Et mon inconscience ne s’arrête pas là. Elle est citoyenne, aussi. Parce qu’il m’arrive d’enfiler un t-shirt avec écrit dessus: "Chérie je t’aime, chérie je t’adore!" (Mon amoureuse aime bien.)
Mais étant donné que "chérie" est écrit au féminin, j’affiche ostensiblement mon hétérosexualité. Et ça, ce n’est pas bien, d’après Bart. Surtout si je veux devenir fonctionnaire à Anvers. Je sais, ce n’est pas pour tout de suite, mais on disait…
Ce week-end, le nouveau bourgmestre anversois et penseur de la Flandre a tranché: les gays qui travaillent aux guichets de sa ville ne pourront plus porter des "tee-shirts arc-en-ciel". Et pourquoi donc? "Parce qu’un homosexuel indique clairement, par cette symbolique, à quelle obédience il appartient." Et c’est mal, comme le foulard.
Une question de "neutralité", a précisé le président de la N-VA.Donc, c’est promis: vu que je vais travailler à la ville d’Anvers (on disait…), vu que je suis hétéro, je ne mettrai donc jamais mon tee-shirt "Chérie je t’aime…", qui indiquerait clairement mon "obédience" hétéro.
Et alors, Bart, juste pour que je ne commette aucun impair question "obédiences" interdites… Si j’ai un tee-shirt à l’effigie d’Abba ou de Dalida?

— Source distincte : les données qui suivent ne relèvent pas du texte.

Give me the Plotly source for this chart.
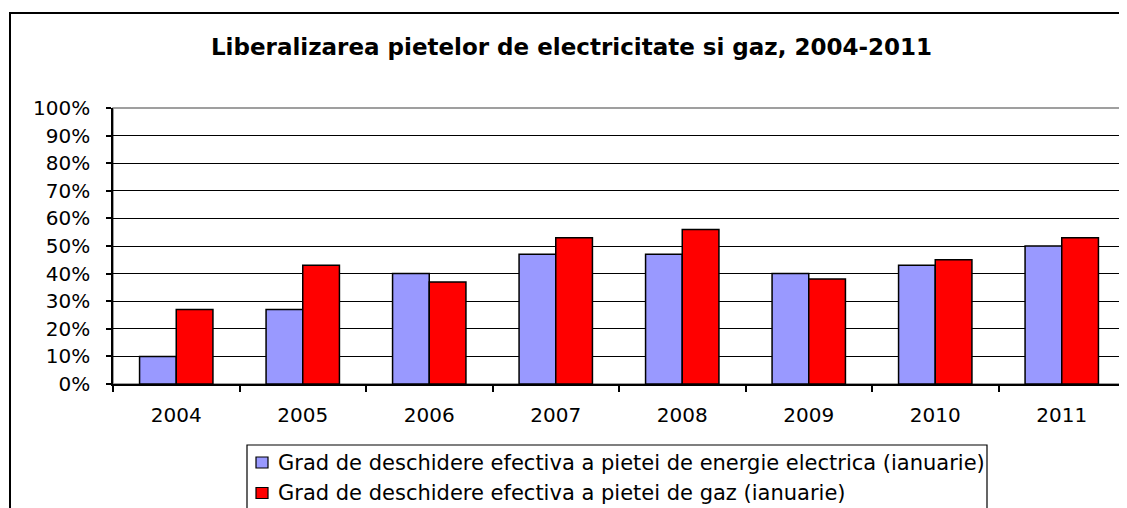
import plotly.graph_objects as go

years = ["2004", "2005", "2006", "2007", "2008", "2009", "2010", "2011"]
electric = [10, 27, 40, 47, 47, 40, 43, 50]
gas = [27, 43, 37, 53, 56, 38, 45, 53]
y_ticks = [0, 10, 20, 30, 40, 50, 60, 70, 80, 90, 100]
y_labels = [f"{v}%" for v in y_ticks]
series_names = ["Grad de deschidere efectiva a pietei de energie electrica (ianuarie)",
                "Grad de deschidere efectiva a pietei de gaz (ianuarie)"]
series_colors = ["#9999FF", "#FF0000"]
title = "Liberalizarea pietelor de electricitate si gaz, 2004-2011"

FONT = "DejaVu Sans, Liberation Sans, Arial, sans-serif"
OFF = 8  # page body margin
W, H = 1127 - OFF, 508 - OFF
L, R, T, B = 113 - OFF, 2, 108 - OFF, 124
pw, ph = W - L - R, H - T - B


def px(x):  # page x -> paper x
    return (x - OFF - L) / pw


def py(y):  # page y -> paper y
    return (H - B - (y - OFF)) / ph


fig = go.Figure()
for name, vals, col in zip(series_names, [electric, gas], series_colors):
    fig.add_trace(go.Bar(x=years, y=vals, name=name, showlegend=False,
                         marker=dict(color=col, line=dict(color="black", width=1.5))))

shapes = [
    dict(type="rect", xref="paper", yref="paper", x0=0, x1=1, y0=0, y1=1,
         line=dict(color="#808080", width=1.5), fillcolor="rgba(0,0,0,0)", layer="below"),
    dict(type="rect", xref="paper", yref="paper", x0=px(10), x1=px(1150),
         y0=py(540), y1=py(13), line=dict(color="black", width=2),
         fillcolor="rgba(0,0,0,0)"),
    dict(type="rect", xref="paper", yref="paper", x0=px(247), x1=px(987),
         y0=py(540), y1=py(445), line=dict(color="black", width=1.2),
         fillcolor="white"),
]
annotations = []
row_y = [462.5, 493]
for name, col, ry in zip(series_names, series_colors, row_y):
    shapes.append(dict(type="rect", xref="paper", yref="paper",
                       x0=px(256), x1=px(268), y0=py(ry + 5.5), y1=py(ry - 5.5),
                       line=dict(color="black", width=1.2), fillcolor=col))
    annotations.append(dict(text=name, xref="paper", yref="paper", x=px(276), y=py(ry),
                            xanchor="left", yanchor="middle", showarrow=False,
                            font=dict(size=21, family=FONT, color="black")))

fig.update_layout(
    width=W, height=H,
    margin=dict(l=L, r=R, t=T, b=B),
    paper_bgcolor="white", plot_bgcolor="white",
    font=dict(family=FONT, size=20, color="black"),
    barmode="group", bargap=0.42, bargroupgap=0,
    title=dict(text="<b>" + title + "</b>", xref="container", x=(571.5 - OFF) / W,
               xanchor="center", yref="container", y=1 - (46.5 - OFF) / H,
               yanchor="middle", font=dict(size=23, family=FONT)),
    showlegend=False,
    xaxis=dict(type="category", showline=True, linecolor="black", linewidth=1.5,
               ticks="outside", tickson="boundaries", ticklen=6, tickcolor="black",
               tickwidth=1.5, showgrid=False, ticklabelstandoff=12),
    yaxis=dict(range=[0, 100], tickvals=y_ticks, ticktext=y_labels, showline=True,
               linecolor="black", linewidth=1.5, ticks="outside", ticklen=5,
               tickcolor="black", tickwidth=1.5, showgrid=True, gridcolor="black",
               gridwidth=1, zeroline=False, ticklabelstandoff=12),
    shapes=shapes,
    annotations=annotations,
)

fig.write_html("out.html")
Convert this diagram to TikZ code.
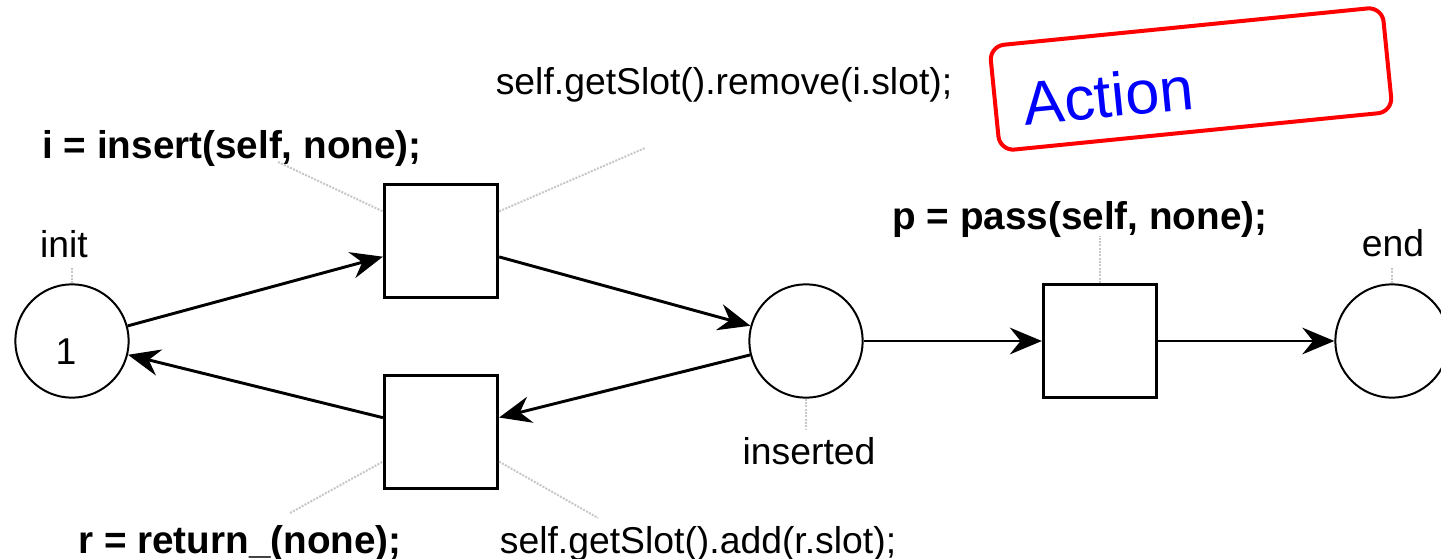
\documentclass[tikz,border=0pt]{standalone}
\usepackage{fontspec}
\setmainfont{Liberation Sans}
\usetikzlibrary{arrows.meta}
\tikzset{
  place/.style={circle, draw, line width=1.5pt, minimum size=85pt, inner sep=0pt},
  trans/.style={rectangle, draw, line width=2.2pt, minimum size=85pt, inner sep=0pt},
  arc/.style={-{Stealth[length=24pt,width=20pt,inset=8pt]}, line width=2.2pt},
  lead/.style={draw=black!22, line width=1.5pt, densely dotted},
  lbl/.style={font=\fontsize{28}{30}\selectfont, inner sep=0pt, anchor=base},
  blbl/.style={font=\fontsize{29}{31}\selectfont\bfseries, inner sep=0pt, anchor=base},
  actbox/.style={draw=red, line width=3pt, rounded corners=11pt, rotate=5.7,
    minimum width=296pt, minimum height=79pt, inner sep=0pt,
    text=blue, font=\fontsize{46}{48}\selectfont,
    text width=254pt, align=left, text height=45pt, text depth=0pt}
}
\begin{document}
\begin{tikzpicture}[x=0.75pt, y=-0.75pt]
\useasboundingbox (0,0) rectangle (1441,559);

% places and transitions
\node[place] (init) at (72,341) {};
\node[lbl, anchor=center] (tok) at (66,352) {1};
\node[trans] (t1) at (441,241) {};
\node[trans] (t2) at (441,432) {};
\node[place] (ins) at (806,341) {};
\node[trans] (t3) at (1100,341) {};
\node[place] (end) at (1392,341) {};

% place names
\node[lbl] (linit) at (64,258) {init};
\node[lbl] (lins) at (809,464) {inserted};
\node[lbl] (lend) at (1393,257) {end};

% transition inscriptions
\node[blbl] (lt1) at (232,159) {i = insert(self, none);};
\node[lbl] (at1) at (724,95) {self.getSlot().remove(i.slot);};
\node[blbl] (lt2) at (240,553) {r = return\_(none);};
\node[lbl] (at2) at (698,553) {self.getSlot().add(r.slot);};
\node[blbl] (lt3) at (1080,230) {p = pass(self, none);};

% leader lines
\coordinate (c1) at (278,162);
\coordinate (c2) at (645,148);
\coordinate (c3) at (290,513);
\coordinate (c4) at (598,518);
\draw[lead] (c1) -- (t1.153);
\draw[lead] (t1.27) -- (c2);
\draw[lead] (c3) -- (t2.207);
\draw[lead] (t2.333) -- (c4);
\draw[lead] (init.north) -- (init.north |- 0,268);
\draw[lead] (ins.south) -- (ins.south |- 0,430);
\draw[lead] (t3.north) -- (t3.north |- 0,236);
\draw[lead] (end.north) -- (end.north |- 0,268);

% arcs
\draw[arc] (init) -- (t1);
\draw[arc] (t1) -- (ins);
\draw[arc] (ins) -- (t2);
\draw[arc] (t2) -- (init);
\draw[arc] (ins) -- (t3);
\draw[arc] (t3) -- (end);

% callout
\node[actbox] (act) at (1191,79) {Action};
\end{tikzpicture}
\end{document}
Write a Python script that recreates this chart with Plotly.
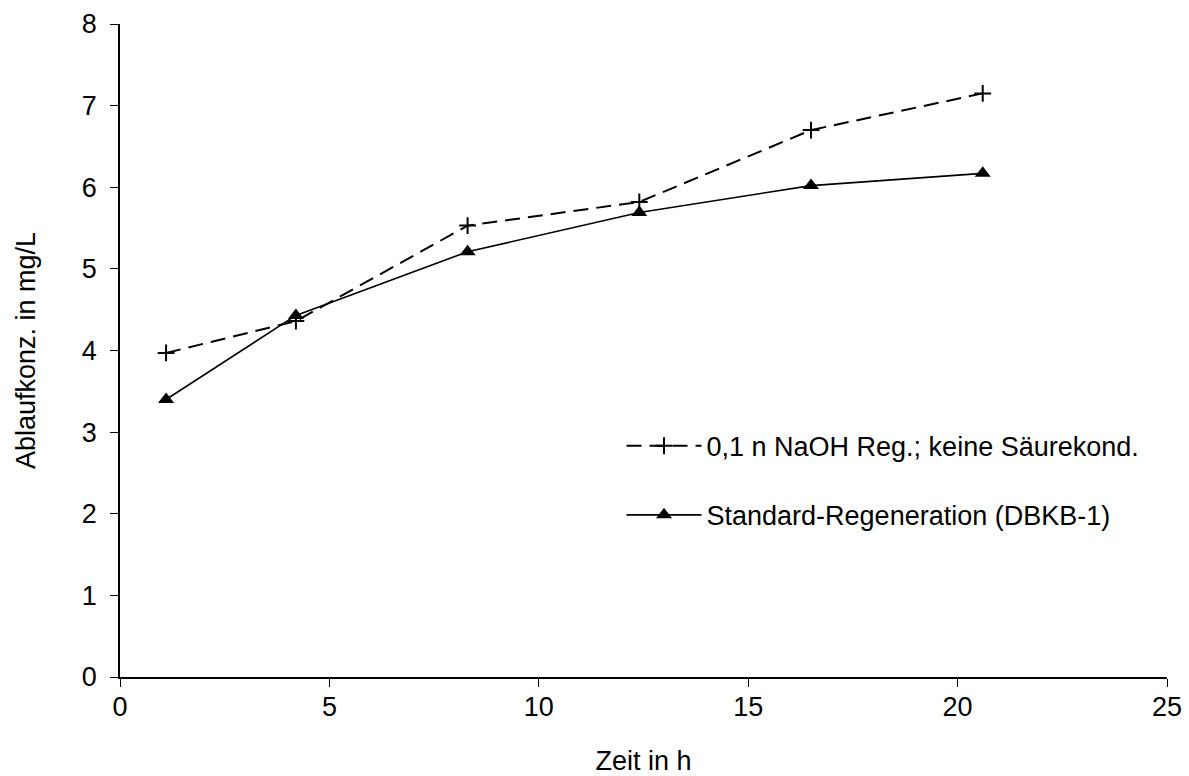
import plotly.graph_objects as go

zeit = [1.1, 4.2, 8.3, 12.4, 16.5, 20.6]
naoh = [3.97, 4.36, 5.53, 5.82, 6.70, 7.15]
standard = [3.40, 4.43, 5.21, 5.69, 6.02, 6.17]

name_naoh = "0,1 n NaOH Reg.; keine Säurekond."
name_std = "Standard-Regeneration (DBKB-1)"

fig = go.Figure()
fig.add_trace(go.Scatter(
    x=zeit, y=naoh, name=name_naoh, mode="lines+markers", legendgroup="a",
    line=dict(color="black", width=2, dash="15px,8px"),
    marker=dict(symbol="cross-thin", size=12, color="black",
                line=dict(color="black", width=2)),
))
fig.add_trace(go.Scatter(
    x=zeit, y=standard, name=name_std, mode="lines+markers", legendgroup="b",
    line=dict(color="black", width=1.6),
    marker=dict(symbol="triangle-up", size=14, color="black"),
))

font = dict(family="Liberation Sans, Arial, sans-serif", size=27, color="black")
fig.update_layout(
    width=1189, height=776,
    margin=dict(l=120, r=22, t=24, b=99),
    plot_bgcolor="white", paper_bgcolor="white",
    font=font,
    showlegend=True,
    legend=dict(x=0.479, y=0.391, xanchor="left", yanchor="top",
                bgcolor="rgba(0,0,0,0)", font=font,
                traceorder="grouped", tracegroupgap=31, itemwidth=75),
)
fig.update_xaxes(
    range=[0, 25], tickvals=[0, 5, 10, 15, 20, 25], showgrid=False, zeroline=False,
    showline=True, linecolor="black", linewidth=1.5, automargin=False,
    ticks="outside", ticklen=8, tickcolor="black", tickwidth=1.2,
    ticklabelstandoff=-3,
    title=dict(text="Zeit in h", font=font, standoff=33),
)
fig.update_yaxes(
    range=[0, 8], tickvals=list(range(0, 9)), showgrid=False, zeroline=False,
    showline=True, linecolor="black", linewidth=1.5, automargin=False,
    ticks="outside", ticklen=8, tickcolor="black", tickwidth=1.2,
    ticklabelstandoff=8,
    title=dict(text="Ablaufkonz. in mg/L", font=font, standoff=38),
)

fig.write_html("out.html")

Je peux pas, OK. Et Queen? Je peux, mais sans Freddie Mercury? OK. Et alors le foot, c’est aussi une "obédience"?
Parce que j’ai un maillot du Standard, donc ça montre que je ne suis pas supporter du Beerschot. Et ça, à Anvers, je ne sais pas si c’est encore permis. Et puis le rouge, ça pourrait faire socialo.
Interdit? OK, normal. Comme le bleu, l’orange ou le vert. OK. Et je mets quoi? Que du jaune et noir. OK.